= Exercise =
Find each line containing the string "diagram". Copy it.

= Data entries =

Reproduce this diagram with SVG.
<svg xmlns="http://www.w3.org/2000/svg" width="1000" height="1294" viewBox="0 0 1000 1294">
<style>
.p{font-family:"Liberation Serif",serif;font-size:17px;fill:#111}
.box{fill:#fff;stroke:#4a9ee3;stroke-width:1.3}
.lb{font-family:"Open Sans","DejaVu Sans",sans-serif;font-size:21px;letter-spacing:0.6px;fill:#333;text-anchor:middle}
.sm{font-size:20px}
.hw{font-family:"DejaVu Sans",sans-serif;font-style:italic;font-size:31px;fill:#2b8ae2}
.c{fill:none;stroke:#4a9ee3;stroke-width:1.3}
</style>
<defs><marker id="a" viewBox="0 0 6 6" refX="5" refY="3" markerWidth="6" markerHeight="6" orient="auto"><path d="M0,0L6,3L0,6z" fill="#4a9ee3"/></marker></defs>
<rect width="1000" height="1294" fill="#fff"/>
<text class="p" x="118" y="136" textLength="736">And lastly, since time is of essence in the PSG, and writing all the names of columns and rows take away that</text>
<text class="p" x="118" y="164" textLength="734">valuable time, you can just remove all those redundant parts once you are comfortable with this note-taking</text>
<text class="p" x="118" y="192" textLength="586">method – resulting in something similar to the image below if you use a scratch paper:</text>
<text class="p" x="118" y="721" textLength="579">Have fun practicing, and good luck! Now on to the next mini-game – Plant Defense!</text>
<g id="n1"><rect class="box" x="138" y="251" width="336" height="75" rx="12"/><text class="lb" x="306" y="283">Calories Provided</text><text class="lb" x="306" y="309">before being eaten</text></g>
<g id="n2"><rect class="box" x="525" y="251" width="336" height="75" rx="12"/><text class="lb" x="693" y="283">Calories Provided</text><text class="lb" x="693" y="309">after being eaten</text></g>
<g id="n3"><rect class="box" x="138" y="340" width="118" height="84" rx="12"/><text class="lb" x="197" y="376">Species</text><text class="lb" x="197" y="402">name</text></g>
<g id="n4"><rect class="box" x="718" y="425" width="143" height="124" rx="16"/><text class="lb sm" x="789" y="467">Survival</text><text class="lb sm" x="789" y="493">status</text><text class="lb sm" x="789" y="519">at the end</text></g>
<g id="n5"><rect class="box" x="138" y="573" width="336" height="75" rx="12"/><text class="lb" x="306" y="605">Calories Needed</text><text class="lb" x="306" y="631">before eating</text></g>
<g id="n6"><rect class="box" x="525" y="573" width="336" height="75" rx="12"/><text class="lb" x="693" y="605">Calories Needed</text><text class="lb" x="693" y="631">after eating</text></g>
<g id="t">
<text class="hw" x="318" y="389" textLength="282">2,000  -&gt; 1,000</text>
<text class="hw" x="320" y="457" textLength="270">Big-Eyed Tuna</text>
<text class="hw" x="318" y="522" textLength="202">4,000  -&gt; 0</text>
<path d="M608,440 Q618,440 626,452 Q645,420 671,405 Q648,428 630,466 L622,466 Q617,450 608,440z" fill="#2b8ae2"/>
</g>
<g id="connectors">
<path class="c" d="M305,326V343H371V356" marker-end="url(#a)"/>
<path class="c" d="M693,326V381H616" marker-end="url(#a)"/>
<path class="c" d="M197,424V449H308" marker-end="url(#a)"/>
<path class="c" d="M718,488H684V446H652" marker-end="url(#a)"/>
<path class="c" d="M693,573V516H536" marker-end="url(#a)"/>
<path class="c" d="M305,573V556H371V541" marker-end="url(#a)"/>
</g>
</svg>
* * *
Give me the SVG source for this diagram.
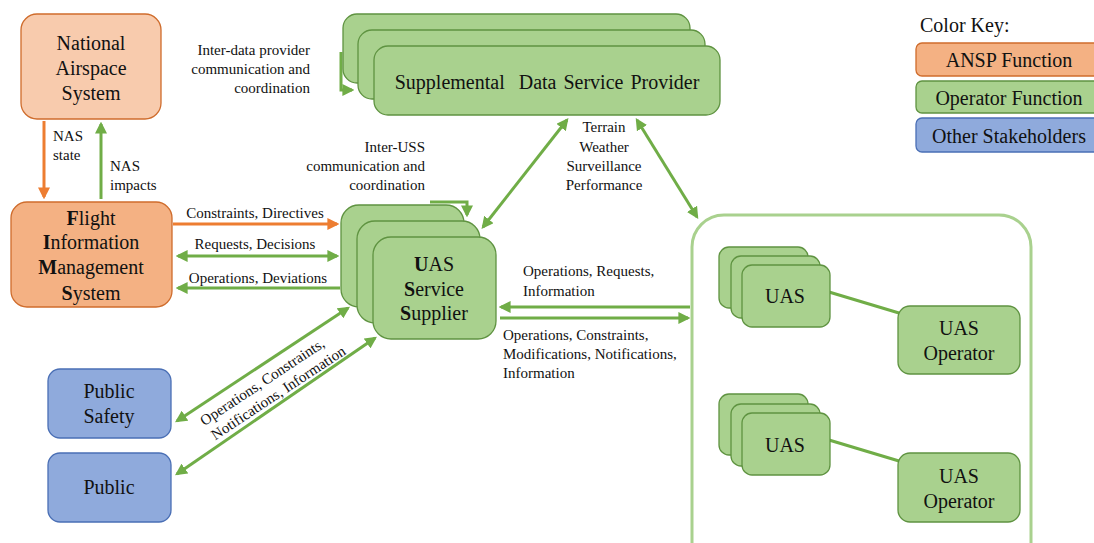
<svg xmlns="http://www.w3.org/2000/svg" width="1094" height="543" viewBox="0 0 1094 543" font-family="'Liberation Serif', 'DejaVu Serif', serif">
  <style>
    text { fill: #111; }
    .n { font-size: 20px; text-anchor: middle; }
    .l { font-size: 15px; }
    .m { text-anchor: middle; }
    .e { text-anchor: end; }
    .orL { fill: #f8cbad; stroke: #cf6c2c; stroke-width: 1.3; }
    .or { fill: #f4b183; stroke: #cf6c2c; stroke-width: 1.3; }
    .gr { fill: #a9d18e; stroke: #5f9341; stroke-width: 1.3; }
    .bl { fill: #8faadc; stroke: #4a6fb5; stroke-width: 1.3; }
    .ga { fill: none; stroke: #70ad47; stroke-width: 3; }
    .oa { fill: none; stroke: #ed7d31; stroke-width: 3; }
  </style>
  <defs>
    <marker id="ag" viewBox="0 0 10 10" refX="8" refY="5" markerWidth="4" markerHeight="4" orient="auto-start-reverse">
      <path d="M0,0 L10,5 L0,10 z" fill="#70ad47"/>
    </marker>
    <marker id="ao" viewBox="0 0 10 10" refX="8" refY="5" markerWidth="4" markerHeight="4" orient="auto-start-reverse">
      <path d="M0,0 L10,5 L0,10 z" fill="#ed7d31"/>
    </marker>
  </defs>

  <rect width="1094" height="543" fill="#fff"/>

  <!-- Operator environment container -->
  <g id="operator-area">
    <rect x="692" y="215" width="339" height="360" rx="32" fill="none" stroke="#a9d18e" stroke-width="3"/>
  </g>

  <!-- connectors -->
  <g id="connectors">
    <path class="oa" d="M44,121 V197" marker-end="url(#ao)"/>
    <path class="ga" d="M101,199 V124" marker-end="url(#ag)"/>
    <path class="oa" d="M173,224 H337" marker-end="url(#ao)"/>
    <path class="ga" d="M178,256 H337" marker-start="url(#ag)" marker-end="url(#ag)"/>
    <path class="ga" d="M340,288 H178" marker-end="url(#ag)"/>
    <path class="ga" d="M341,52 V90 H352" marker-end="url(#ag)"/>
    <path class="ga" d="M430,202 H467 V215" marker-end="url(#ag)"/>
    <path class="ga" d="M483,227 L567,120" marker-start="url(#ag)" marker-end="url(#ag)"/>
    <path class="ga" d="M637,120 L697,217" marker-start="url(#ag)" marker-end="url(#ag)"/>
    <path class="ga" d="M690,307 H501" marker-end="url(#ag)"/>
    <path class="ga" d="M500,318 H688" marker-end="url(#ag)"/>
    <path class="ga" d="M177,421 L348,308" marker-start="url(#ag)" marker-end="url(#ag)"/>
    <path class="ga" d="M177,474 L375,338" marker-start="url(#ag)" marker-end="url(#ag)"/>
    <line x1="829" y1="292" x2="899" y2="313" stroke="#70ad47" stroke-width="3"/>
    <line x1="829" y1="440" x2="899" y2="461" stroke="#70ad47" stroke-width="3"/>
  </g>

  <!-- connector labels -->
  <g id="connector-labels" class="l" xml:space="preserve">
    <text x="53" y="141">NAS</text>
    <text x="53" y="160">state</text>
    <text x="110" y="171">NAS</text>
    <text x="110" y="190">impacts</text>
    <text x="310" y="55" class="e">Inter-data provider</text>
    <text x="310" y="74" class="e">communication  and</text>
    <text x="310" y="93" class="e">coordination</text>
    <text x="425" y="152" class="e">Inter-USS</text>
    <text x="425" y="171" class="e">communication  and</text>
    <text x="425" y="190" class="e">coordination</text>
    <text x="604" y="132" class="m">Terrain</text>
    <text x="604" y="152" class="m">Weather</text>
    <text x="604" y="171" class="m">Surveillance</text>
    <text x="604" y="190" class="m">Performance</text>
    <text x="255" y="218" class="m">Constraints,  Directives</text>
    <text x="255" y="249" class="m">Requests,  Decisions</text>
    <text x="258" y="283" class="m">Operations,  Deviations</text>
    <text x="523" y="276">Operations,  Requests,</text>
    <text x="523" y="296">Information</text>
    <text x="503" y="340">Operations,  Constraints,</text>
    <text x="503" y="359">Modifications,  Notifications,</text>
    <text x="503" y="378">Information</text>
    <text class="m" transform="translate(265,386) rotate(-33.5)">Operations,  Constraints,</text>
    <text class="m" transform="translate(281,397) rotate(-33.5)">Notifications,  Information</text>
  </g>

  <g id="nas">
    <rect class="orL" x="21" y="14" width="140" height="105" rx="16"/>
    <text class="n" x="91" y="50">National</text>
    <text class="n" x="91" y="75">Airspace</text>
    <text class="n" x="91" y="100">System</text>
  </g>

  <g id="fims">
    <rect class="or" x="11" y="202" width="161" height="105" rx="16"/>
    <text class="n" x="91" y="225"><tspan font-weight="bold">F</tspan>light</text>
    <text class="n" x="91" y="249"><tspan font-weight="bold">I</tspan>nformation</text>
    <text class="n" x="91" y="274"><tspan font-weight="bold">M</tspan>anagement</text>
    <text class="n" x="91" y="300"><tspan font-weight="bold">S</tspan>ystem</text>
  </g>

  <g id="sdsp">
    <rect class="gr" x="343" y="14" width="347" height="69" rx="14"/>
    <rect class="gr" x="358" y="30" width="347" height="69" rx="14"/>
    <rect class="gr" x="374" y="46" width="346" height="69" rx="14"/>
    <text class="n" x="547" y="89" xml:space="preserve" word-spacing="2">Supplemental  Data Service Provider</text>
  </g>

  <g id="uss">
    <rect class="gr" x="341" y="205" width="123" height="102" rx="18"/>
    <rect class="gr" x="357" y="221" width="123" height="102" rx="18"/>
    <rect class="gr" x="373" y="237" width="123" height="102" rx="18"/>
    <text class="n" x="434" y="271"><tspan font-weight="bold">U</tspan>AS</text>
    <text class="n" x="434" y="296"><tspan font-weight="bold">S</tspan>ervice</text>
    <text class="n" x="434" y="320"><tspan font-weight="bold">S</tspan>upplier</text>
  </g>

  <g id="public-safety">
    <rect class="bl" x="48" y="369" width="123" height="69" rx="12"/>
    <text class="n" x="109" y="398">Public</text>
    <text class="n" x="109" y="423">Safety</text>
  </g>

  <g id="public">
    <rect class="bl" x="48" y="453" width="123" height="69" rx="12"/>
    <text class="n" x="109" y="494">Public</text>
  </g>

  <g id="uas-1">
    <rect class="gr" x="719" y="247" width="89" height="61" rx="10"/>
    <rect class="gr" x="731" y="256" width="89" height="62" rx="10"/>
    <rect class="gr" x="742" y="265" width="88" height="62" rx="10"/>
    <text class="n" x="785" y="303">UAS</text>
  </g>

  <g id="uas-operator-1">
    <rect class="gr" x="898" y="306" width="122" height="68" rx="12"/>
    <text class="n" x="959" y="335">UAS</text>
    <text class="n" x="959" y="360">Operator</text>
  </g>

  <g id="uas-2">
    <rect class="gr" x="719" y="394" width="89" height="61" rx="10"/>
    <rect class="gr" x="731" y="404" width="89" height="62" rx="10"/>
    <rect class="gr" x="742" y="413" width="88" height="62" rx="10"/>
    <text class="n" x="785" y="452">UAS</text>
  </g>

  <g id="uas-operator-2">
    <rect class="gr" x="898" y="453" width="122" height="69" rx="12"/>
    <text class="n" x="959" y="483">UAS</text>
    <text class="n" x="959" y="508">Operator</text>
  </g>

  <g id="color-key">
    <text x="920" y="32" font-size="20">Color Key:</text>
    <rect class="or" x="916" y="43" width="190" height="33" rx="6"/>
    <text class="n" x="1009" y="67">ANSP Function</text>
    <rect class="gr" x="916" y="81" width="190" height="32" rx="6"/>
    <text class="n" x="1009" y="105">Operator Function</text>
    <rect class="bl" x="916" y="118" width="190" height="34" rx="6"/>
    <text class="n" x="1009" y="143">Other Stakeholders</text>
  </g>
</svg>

= Expected output =
Reproduce this diagram with SVG.
Give me the SVG source for this diagram.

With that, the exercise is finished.